In almost every public place today the ears are assailed by the sound of pop music.
In shopping malls, public houses, restaurants, hotels and elevators the ambient sound is not human conversation but the music disgorged into the air by speakers - usually invisible and inaccessible speakers that cannot be punished for their impertinence.
Some places brand themselves with their own signature sound - folk, jazz or excerpts from the Broadway musicals.
For the most part, however, the prevailing music is of an astounding banality - it is there in order not to be really there.
It is a background to the business of consuming things, a surrounding nothingness on which we scribble the graffiti of our desires.
The worst forms of this music - sometimes known, after the trade name, as Muzak - are produced without the intervention of musicians, being put together on a computer from a repertoire of standard effects.
The background sounds of modern life are therefore less and less human.

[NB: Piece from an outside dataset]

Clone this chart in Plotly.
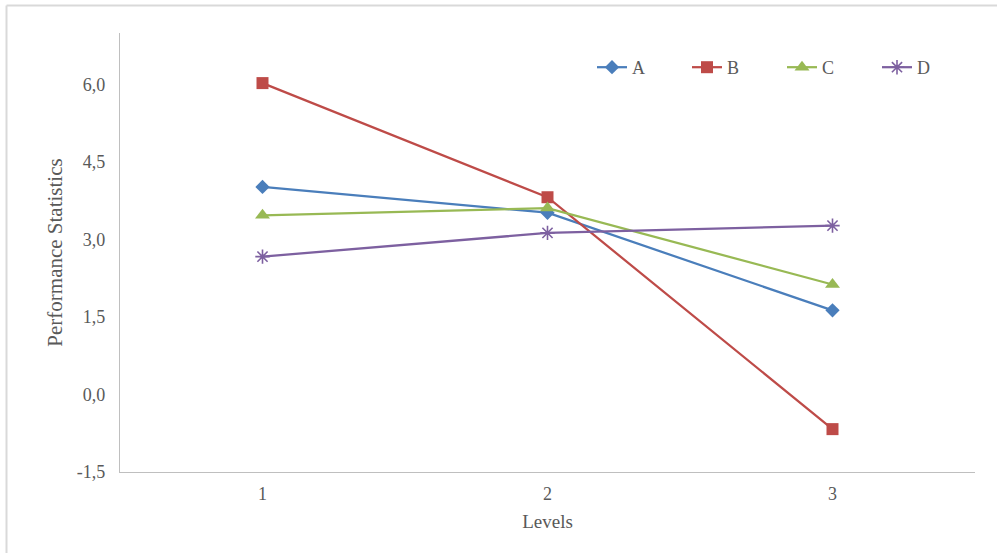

Rhythm, which is the sound of life, has been largely replaced by electrical pulses, produced by a machine programmed to repeat itself ad infinitum, and to thrust its booming bass notes into the very bones of the victim.
Whole areas of civic space in our society are now policed by this sound, which drives anybody with the slightest feeling for music to distraction, and ensures that for many of us a visit to the pub or a meal in a restaurant have lost their residual meaning.
These are no longer social events, but experiments in endurance, as you shout at each other over the deadly noise.